(Stored dataset items)
## BEGIN

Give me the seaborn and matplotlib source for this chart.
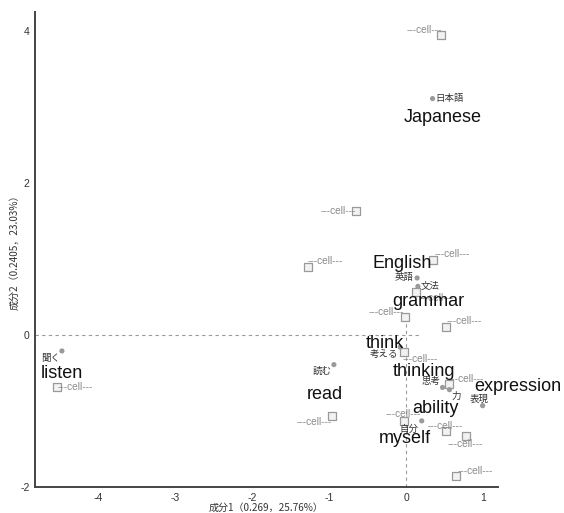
import matplotlib
matplotlib.use("Agg")
import matplotlib.pyplot as plt
import seaborn as sns
import pandas as pd

# Word coordinates on the first two components
words_ja = ["日本語", "英語", "文法", "考える", "読む", "聞く", "思考", "力", "表現", "自分"]
words_en = ["Japanese", "English", "grammar", "think", "read", "listen",
            "thinking", "ability", "expression", "myself"]
word_x = [0.34, 0.14, 0.15, -0.08, -0.94, -4.47, 0.47, 0.56, 0.99, 0.20]
word_y = [3.11, 0.75, 0.64, -0.16, -0.39, -0.21, -0.69, -0.72, -0.93, -1.13]

# Cell coordinates
cell_labels = ["---cell---"] * 15
cell_x = [0.455, -0.65, -1.28, 0.35, 0.13, -0.02, 0.51, -0.035, 0.55,
          -0.965, -0.035, 0.51, 0.77, 0.65, -4.54]
cell_y = [3.95, 1.63, 0.90, 0.99, 0.56, 0.24, 0.105, -0.22, -0.65,
          -1.06, -1.13, -1.26, -1.33, -1.855, -0.69]

x_label = "成分1（0.269，25.76%）"
y_label = "成分2（0.2405，23.03%）"

# Label placement (pixel offsets, screen direction: +x right, +y down)
ja_offsets = [(3, 0, "left"), (-3, 0, "right"), (3, 0, "left"), (-2, 7, "right"),
              (-2, 7, "right"), (-2, 8, "right"), (-2, -6, "right"), (7, 7, "center"),
              (-3, -6, "center"), (-3, 8, "right")]
en_offsets = [(10, 19), (-15, -14), (10, 15), (-15, -4), (-9, 30), (0, 23),
              (-19, -16), (-14, 19), (35, -19), (-17, 18)]
cell_offsets = [(-17, -5), (-18, 0), (18, -6), (19, -6), (20, 6), (-19, -5),
                (19, -6), (17, 7), (18, -5), (-18, 6), (0, -7), (0, -5),
                (0, 8), (19, -5), (19, 0)]

sns.set_style("white")
plt.rcParams["font.family"] = ["Liberation Sans", "Noto Sans CJK JP", "DejaVu Sans"]
plt.rcParams["axes.unicode_minus"] = False
cjk = ["Noto Sans CJK JP", "DejaVu Sans"]

words = pd.DataFrame({"x": word_x, "y": word_y, "ja": words_ja, "en": words_en})
cells = pd.DataFrame({"x": cell_x, "y": cell_y, "label": cell_labels})

fig = plt.figure(figsize=(5.64, 5.13), dpi=100)
ax = fig.add_axes([0.062, 0.0507, 0.821, 0.926])

ax.set_xlim(-4.82, 1.19)
ax.set_ylim(-2.0, 4.25)

ax.axhline(0, xmax=0.83, color="#999999", lw=0.8, ls=(0, (3, 3)), zorder=1)
ax.axvline(0, ymax=0.35, color="#999999", lw=0.8, ls=(0, (3, 3)), zorder=1)

sns.scatterplot(data=cells, x="x", y="y", marker="s", s=30,
                facecolor="#f2f2f2", edgecolor="#999999", linewidth=0.9,
                ax=ax, zorder=2)
sns.scatterplot(data=words, x="x", y="y", marker="o", s=14,
                color="#9a9a9a", edgecolor="none", ax=ax, zorder=3)

for (_, r), (dx, dy) in zip(cells.iterrows(), cell_offsets):
    ax.annotate(r["label"], (r["x"], r["y"]), xytext=(dx, -dy),
                textcoords="offset pixels", ha="center", va="center",
                fontsize=7.3, color="#8a8a8a", zorder=4)

for (_, r), (dx, dy, ha) in zip(words.iterrows(), ja_offsets):
    ax.annotate(r["ja"], (r["x"], r["y"]), xytext=(dx, -dy),
                textcoords="offset pixels", ha=ha, va="center",
                fontsize=6.8, color="#333333", family=cjk, zorder=5)

for (_, r), (dx, dy) in zip(words.iterrows(), en_offsets):
    ax.annotate(r["en"], (r["x"], r["y"]), xytext=(dx, -dy),
                textcoords="offset pixels", ha="center", va="center",
                fontsize=13, color="#111111", zorder=6)

ax.set_xticks([-4, -3, -2, -1, 0, 1])
ax.set_yticks([-2, 0, 2, 4])
ax.tick_params(axis="both", labelsize=7.5, colors="#333333", length=2.5,
               width=0.8, pad=1.5)
for lab in ax.get_xticklabels() + ax.get_yticklabels():
    lab.set_color("#333333")

ax.set_xlabel(x_label, fontsize=7.2, color="#333333", family=cjk, labelpad=0)
ax.set_ylabel(y_label, fontsize=7.2, color="#333333", family=cjk, labelpad=0.5)

for side in ["top", "right"]:
    ax.spines[side].set_visible(False)
for side in ["left", "bottom"]:
    ax.spines[side].set_color("#444444")
    ax.spines[side].set_linewidth(1.4)

fig.savefig("out.png", dpi=100)
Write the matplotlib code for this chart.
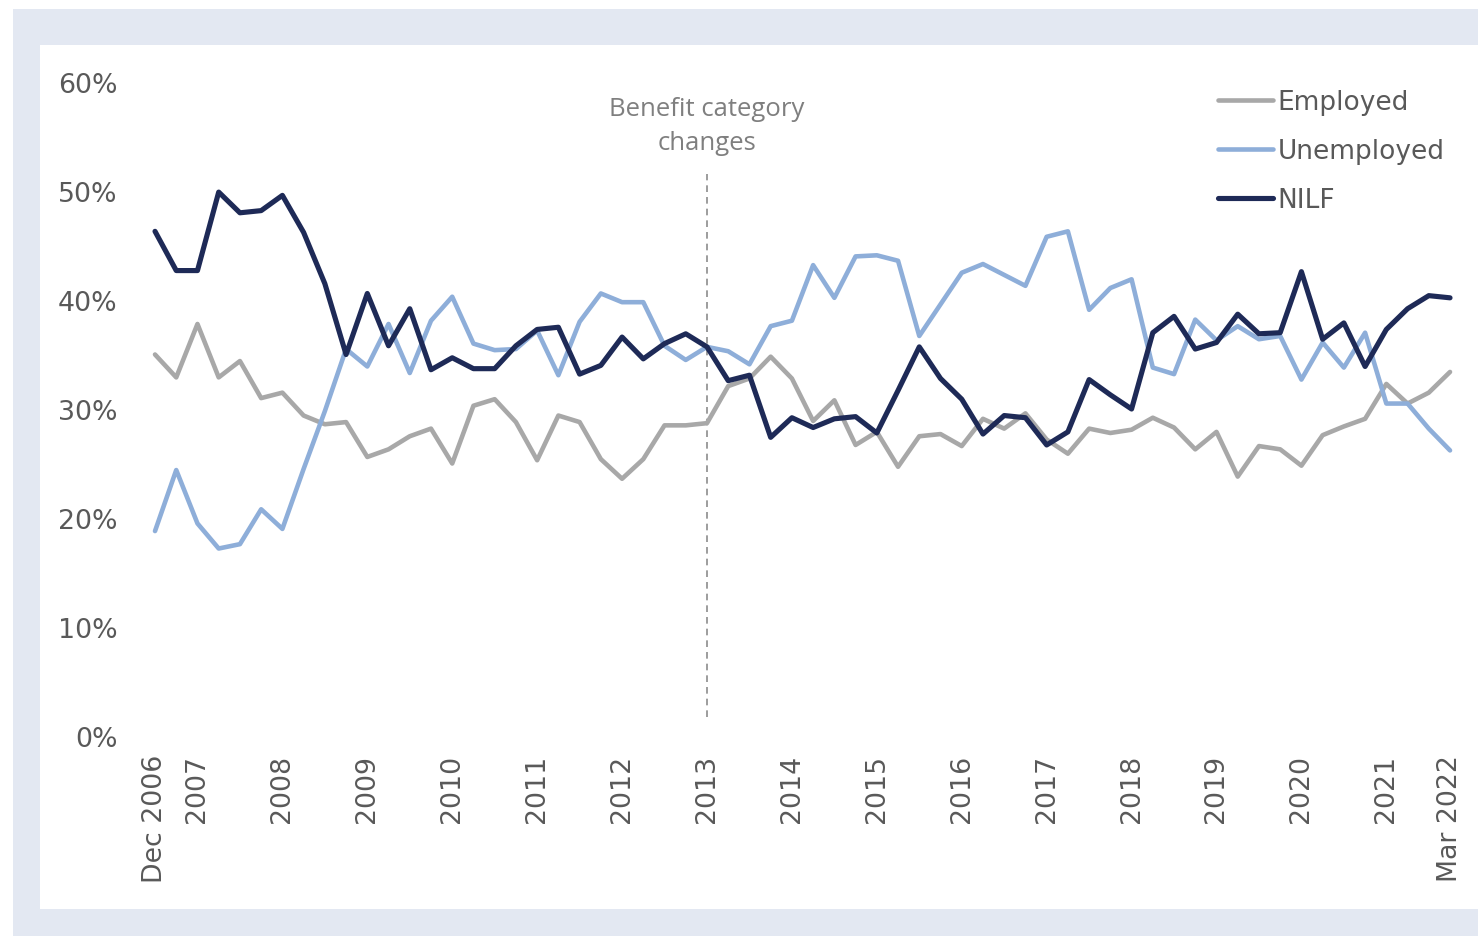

## END

▶ **TASK TO CARRY OUT**
Repeat the records in full, exactly as they appear, without the pictures.

▶ **FULL RESPONSE**
Give me the seaborn and matplotlib source for this chart.
import matplotlib
matplotlib.use("Agg")
import matplotlib.pyplot as plt
import seaborn as sns
import pandas as pd

# Word coordinates on the first two components
words_ja = ["日本語", "英語", "文法", "考える", "読む", "聞く", "思考", "力", "表現", "自分"]
words_en = ["Japanese", "English", "grammar", "think", "read", "listen",
            "thinking", "ability", "expression", "myself"]
word_x = [0.34, 0.14, 0.15, -0.08, -0.94, -4.47, 0.47, 0.56, 0.99, 0.20]
word_y = [3.11, 0.75, 0.64, -0.16, -0.39, -0.21, -0.69, -0.72, -0.93, -1.13]

# Cell coordinates
cell_labels = ["---cell---"] * 15
cell_x = [0.455, -0.65, -1.28, 0.35, 0.13, -0.02, 0.51, -0.035, 0.55,
          -0.965, -0.035, 0.51, 0.77, 0.65, -4.54]
cell_y = [3.95, 1.63, 0.90, 0.99, 0.56, 0.24, 0.105, -0.22, -0.65,
          -1.06, -1.13, -1.26, -1.33, -1.855, -0.69]

x_label = "成分1（0.269，25.76%）"
y_label = "成分2（0.2405，23.03%）"

# Label placement (pixel offsets, screen direction: +x right, +y down)
ja_offsets = [(3, 0, "left"), (-3, 0, "right"), (3, 0, "left"), (-2, 7, "right"),
              (-2, 7, "right"), (-2, 8, "right"), (-2, -6, "right"), (7, 7, "center"),
              (-3, -6, "center"), (-3, 8, "right")]
en_offsets = [(10, 19), (-15, -14), (10, 15), (-15, -4), (-9, 30), (0, 23),
              (-19, -16), (-14, 19), (35, -19), (-17, 18)]
cell_offsets = [(-17, -5), (-18, 0), (18, -6), (19, -6), (20, 6), (-19, -5),
                (19, -6), (17, 7), (18, -5), (-18, 6), (0, -7), (0, -5),
                (0, 8), (19, -5), (19, 0)]

sns.set_style("white")
plt.rcParams["font.family"] = ["Liberation Sans", "Noto Sans CJK JP", "DejaVu Sans"]
plt.rcParams["axes.unicode_minus"] = False
cjk = ["Noto Sans CJK JP", "DejaVu Sans"]

words = pd.DataFrame({"x": word_x, "y": word_y, "ja": words_ja, "en": words_en})
cells = pd.DataFrame({"x": cell_x, "y": cell_y, "label": cell_labels})

fig = plt.figure(figsize=(5.64, 5.13), dpi=100)
ax = fig.add_axes([0.062, 0.0507, 0.821, 0.926])

ax.set_xlim(-4.82, 1.19)
ax.set_ylim(-2.0, 4.25)

ax.axhline(0, xmax=0.83, color="#999999", lw=0.8, ls=(0, (3, 3)), zorder=1)
ax.axvline(0, ymax=0.35, color="#999999", lw=0.8, ls=(0, (3, 3)), zorder=1)

sns.scatterplot(data=cells, x="x", y="y", marker="s", s=30,
                facecolor="#f2f2f2", edgecolor="#999999", linewidth=0.9,
                ax=ax, zorder=2)
sns.scatterplot(data=words, x="x", y="y", marker="o", s=14,
                color="#9a9a9a", edgecolor="none", ax=ax, zorder=3)

for (_, r), (dx, dy) in zip(cells.iterrows(), cell_offsets):
    ax.annotate(r["label"], (r["x"], r["y"]), xytext=(dx, -dy),
                textcoords="offset pixels", ha="center", va="center",
                fontsize=7.3, color="#8a8a8a", zorder=4)

for (_, r), (dx, dy, ha) in zip(words.iterrows(), ja_offsets):
    ax.annotate(r["ja"], (r["x"], r["y"]), xytext=(dx, -dy),
                textcoords="offset pixels", ha=ha, va="center",
                fontsize=6.8, color="#333333", family=cjk, zorder=5)

for (_, r), (dx, dy) in zip(words.iterrows(), en_offsets):
    ax.annotate(r["en"], (r["x"], r["y"]), xytext=(dx, -dy),
                textcoords="offset pixels", ha="center", va="center",
                fontsize=13, color="#111111", zorder=6)

ax.set_xticks([-4, -3, -2, -1, 0, 1])
ax.set_yticks([-2, 0, 2, 4])
ax.tick_params(axis="both", labelsize=7.5, colors="#333333", length=2.5,
               width=0.8, pad=1.5)
for lab in ax.get_xticklabels() + ax.get_yticklabels():
    lab.set_color("#333333")

ax.set_xlabel(x_label, fontsize=7.2, color="#333333", family=cjk, labelpad=0)
ax.set_ylabel(y_label, fontsize=7.2, color="#333333", family=cjk, labelpad=0.5)

for side in ["top", "right"]:
    ax.spines[side].set_visible(False)
for side in ["left", "bottom"]:
    ax.spines[side].set_color("#444444")
    ax.spines[side].set_linewidth(1.4)

fig.savefig("out.png", dpi=100)
Write the matplotlib code for this chart.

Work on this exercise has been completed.